A friend who’s a big graphic-novels fan came to visit and we took him a tour of the specialized shops, which are many and good around here. I asked him for a recommendation and he directed me to Bill Willingham’s Fables series. Similar to A League of Extraordinary Gentlemen, Legends in Exile (the first book) is full of more or less obscure references to fairy tales, so how could I not love it?
The Fairy Tale world has been taken over by a still-unknown evil force and fortunately some inhabitants were able to seek exile in our own world. Here they’ve infiltrated our society and live an apparently common life. However, they have their own Government, led by Snow White (who became a very competent bureaucrat), and their own laws. This first story follows S. White and B. Wolf in their attempt to discover who killed Snow’s sister, Rose Red. Rose’s boyfriend is the same Jack who climbed the bean stalk, while her former fiancé is Blue Beard.
The book as many moments of great tongue-in-cheek humor, most of it involving Snow’s previous husband and incorrigible womanizer Prince Charming, but in the end it’s a very cynical look at what happens after the Happily Ever After: former prices are broke, characters who aren’t human are doubly exiled in an isolated farm, and everyone seems in general not to be very happy with their current situation.
Some of the characters come from Anglo-Saxon tales and nursery rhymes, and I didn’t recognize them until Wikipedia came to the rescue, like King Cole. Boy Blue I only knew from the “Cat’s in the Cradle” song (Little boy blue and the men on the moon…) and Jack Be Nimble from yet another song, Don McLean’s “American Pie” (Jack be nimble, jack be quick, jack flash sat on a candlestick…)

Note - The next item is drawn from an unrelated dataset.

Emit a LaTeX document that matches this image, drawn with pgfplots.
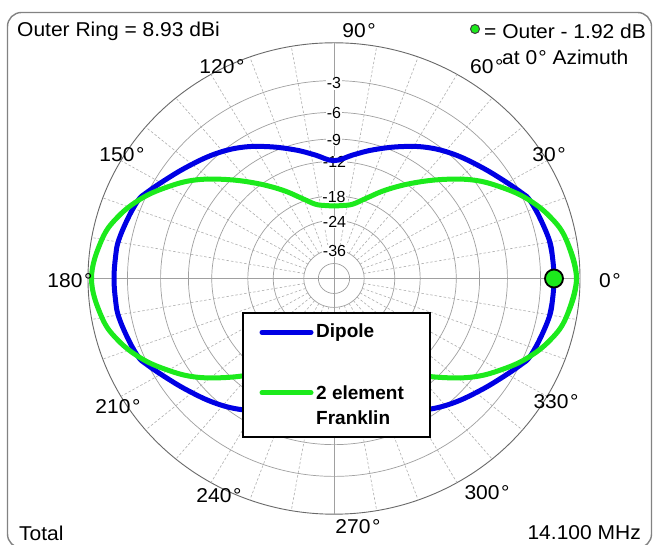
\documentclass[border=0pt]{standalone}
\usepackage{fontspec}
\setmainfont{Liberation Sans}
\usepackage{pgfplots}
\pgfplotsset{compat=1.18}
\usepackage{pgfplotstable}
\definecolor{dipole}{RGB}{0,0,228}
\definecolor{frank}{RGB}{28,234,28}
\definecolor{ringgray}{RGB}{160,160,160}
\definecolor{outergray}{RGB}{105,105,105}
\definecolor{spokegray}{RGB}{175,175,175}
\definecolor{framegray}{RGB}{130,130,130}

% azimuth (deg) and gain relative to the outer ring (dB)
\pgfplotstableread{
ang db
-10.5 -2.0
-5.9 -1.95
0 -1.92
5.9 -1.95
10.5 -2.0
17.4 -2.3
22.7 -2.55
25.2 -2.85
31.3 -3.75
38.7 -4.7
47.3 -5.7
55.7 -6.8
64.4 -8.2
73.8 -9.7
81.6 -10.9
90 -11.9
98.4 -10.9
106.2 -9.7
115.6 -8.2
124.3 -6.8
132.7 -5.7
141.3 -4.7
148.7 -3.75
154.8 -2.85
157.3 -2.55
162.6 -2.3
169.5 -2.0
174.1 -1.95
180 -1.92
185.9 -1.95
190.5 -2.0
197.4 -2.3
202.7 -2.55
205.2 -2.85
211.3 -3.75
218.7 -4.7
227.3 -5.7
235.7 -6.8
244.4 -8.2
253.8 -9.7
261.6 -10.9
270 -11.9
278.4 -10.9
286.2 -9.7
295.6 -8.2
304.3 -6.8
312.7 -5.7
321.3 -4.7
328.7 -3.75
334.8 -2.85
337.3 -2.55
342.6 -2.3
349.5 -2.0
354.1 -1.95
360 -1.92
365.9 -1.95
370.5 -2.0
}\dipoletab

\pgfplotstableread{
ang db
-9.8 -0.73
0 -0.25
9.8 -0.73
16.6 -1.5
23.5 -2.74
30.0 -4.3
36.3 -6.0
43.3 -8.4
51.5 -11.3
60.5 -14.4
68.9 -17.3
76.3 -19.3
83.2 -20.0
90 -20.2
96.8 -20.0
103.7 -19.3
111.1 -17.3
119.5 -14.4
128.5 -11.3
136.7 -8.4
143.7 -6.0
150 -4.3
156.5 -2.74
163.4 -1.5
170.2 -0.73
180 -0.25
189.8 -0.73
196.6 -1.5
203.5 -2.74
210 -4.3
216.3 -6.0
223.3 -8.4
231.5 -11.3
240.5 -14.4
248.9 -17.3
256.3 -19.3
263.2 -20.0
270 -20.2
276.8 -20.0
283.7 -19.3
291.1 -17.3
299.5 -14.4
308.5 -11.3
316.7 -8.4
323.7 -6.0
330 -4.3
336.5 -2.74
343.4 -1.5
350.2 -0.73
360 -0.25
369.8 -0.73
}\franktab

\pgfplotstableread{
ang db
0 -1.92
}\maxtab

\newcommand{\PX}{334+246*exp(0.0582651*\thisrow{db})*cos(\thisrow{ang})}
\newcommand{\PY}{266.5+235.7*exp(0.0582651*\thisrow{db})*sin(\thisrow{ang})}

\begin{document}
\begin{tikzpicture}
\fill[white] (0,0) rectangle (656pt,545pt);
\begin{axis}[
  at={(0pt,0pt)}, anchor=south west,
  scale only axis, width=656pt, height=545pt,
  xmin=0, xmax=656, ymin=0, ymax=545,
  hide axis, clip=false,
]
% frame
\draw[framegray, line width=1.4pt, rounded corners=14pt] (axis cs:7.5,532.5) rectangle (axis cs:651.5,-3);

% rings
\pgfplotsinvokeforeach{0.8396,0.7049,0.5918,0.4969,0.3503,0.2469,0.1227,0.0636}{
  \draw[ringgray, line width=0.7pt] (axis cs:334,266.5) ellipse [x radius={246*#1*1pt}, y radius={235.7*#1*1pt}];
}
\draw[outergray, line width=0.9pt] (axis cs:334,266.5) ellipse [x radius=246pt, y radius=235.7pt];

% spokes
\pgfplotsinvokeforeach{10,20,30,40,50,60,70,80,100,110,120,130,140,150,160,170,190,200,210,220,230,240,250,260,280,290,300,310,320,330,340,350}{
  \draw[spokegray, line width=0.6pt, dash pattern=on 2.5pt off 2pt]
    (axis cs:{334+246*0.1227*cos(#1)},{266.5+235.7*0.1227*sin(#1)}) --
    (axis cs:{334+246*cos(#1)},{266.5+235.7*sin(#1)});
}
\draw[ringgray, line width=0.8pt] (axis cs:88,266.5) -- (axis cs:580,266.5);
\draw[ringgray, line width=0.8pt] (axis cs:334,30.8) -- (axis cs:334,502.2);

% ring labels
\begin{scope}[every node/.style={font=\fontsize{16}{18}\selectfont, fill=white, inner sep=0.5pt}]
\node at (axis cs:334,461.5) {-3};
\node at (axis cs:334,431.7) {-6};
\node at (axis cs:334,405) {-9};
\node at (axis cs:334.5,383.3) {-12};
\node at (axis cs:334,348.3) {-18};
\node at (axis cs:334.5,322.7) {-24};
\node at (axis cs:334.5,294.3) {-36};
\end{scope}

% pattern curves
\addplot+[no marks, draw=dipole, line width=5pt, smooth, tension=0.65, line cap=round, line join=round] table[x expr={\PX}, y expr={\PY}] {\dipoletab};
\addplot+[no marks, draw=frank, line width=5pt, smooth, tension=0.65, line cap=round, line join=round] table[x expr={\PX}, y expr={\PY}] {\franktab};
\addplot[only marks, mark=*, mark size=9pt, mark options={fill=frank, draw=black, line width=1.8pt}] table[x expr={\PX}, y expr={\PY}] {\maxtab};

% angle labels
\begin{scope}[every node/.style={font=\fontsize{20}{24}\selectfont, inner sep=0pt, xscale=1.05}]
\node at (axis cs:359,514) {90\kern1.5pt°};
\node at (axis cs:222,478) {120\kern1.5pt°};
\node at (axis cs:122,390) {150\kern1.5pt°};
\node at (axis cs:549,390) {30\kern1.5pt°};
\node at (axis cs:70,264) {180\kern1.5pt°};
\node at (axis cs:610,264) {0\kern1.5pt°};
\node at (axis cs:118,138) {210\kern1.5pt°};
\node at (axis cs:556,143) {330\kern1.5pt°};
\node at (axis cs:219,49) {240\kern1.5pt°};
\node at (axis cs:487,52) {300\kern1.5pt°};
\node at (axis cs:358,18) {270\kern1.5pt°};
\node[anchor=west] at (axis cs:470,478) {60\kern1.5pt°};
\node[anchor=west] at (axis cs:17,514) {Outer Ring = 8.93 dBi};
\node[anchor=west] at (axis cs:484,514) {= Outer - 1.92 dB};
\node[anchor=west] at (axis cs:502,488) {at 0\kern1pt° Azimuth};
\node[anchor=west] at (axis cs:19,12) {Total};
\node[anchor=east] at (axis cs:641,12) {14.100 MHz};
\end{scope}
\addplot[only marks, mark=*, mark size=4.5pt, mark options={fill=frank, draw=black!75, line width=1pt}] coordinates {(475,516)};

% legend
\draw[black, line width=2pt, fill=white] (axis cs:243.3,231.7) rectangle (axis cs:430,108.3);
\draw[dipole, line width=5pt, line cap=round] (axis cs:262,212.7) -- (axis cs:311,212.7);
\draw[frank, line width=5pt, line cap=round] (axis cs:262,152.3) -- (axis cs:311,152.3);
\begin{scope}[every node/.style={font=\fontsize{19}{22}\selectfont\bfseries, inner sep=0pt, anchor=west}]
\node at (axis cs:316,212.7) {Dipole};
\node at (axis cs:316,152.5) {2 element};
\node at (axis cs:316,127.5) {Franklin};
\end{scope}
\end{axis}
\pgfresetboundingbox
\useasboundingbox (0,0) rectangle (656pt,545pt);
\end{tikzpicture}
\end{document}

Visually, Fables is similar to other DC/Marvel comics, full of muscular men and voluptuous, red-lipped, perfectly-eyebrowed women, dressed in clingy clothes. I usually have to make an effort to get past this, and suspect it has a lot to do with why most women are a bit put off by traditional comics. I even mentioned it to my friend and he replied “But they’re not human! They never grown fat or old!”. Don’t they? Ok, fair enough, it’s a good argument and it helps me deal better with how unrealistic they all look.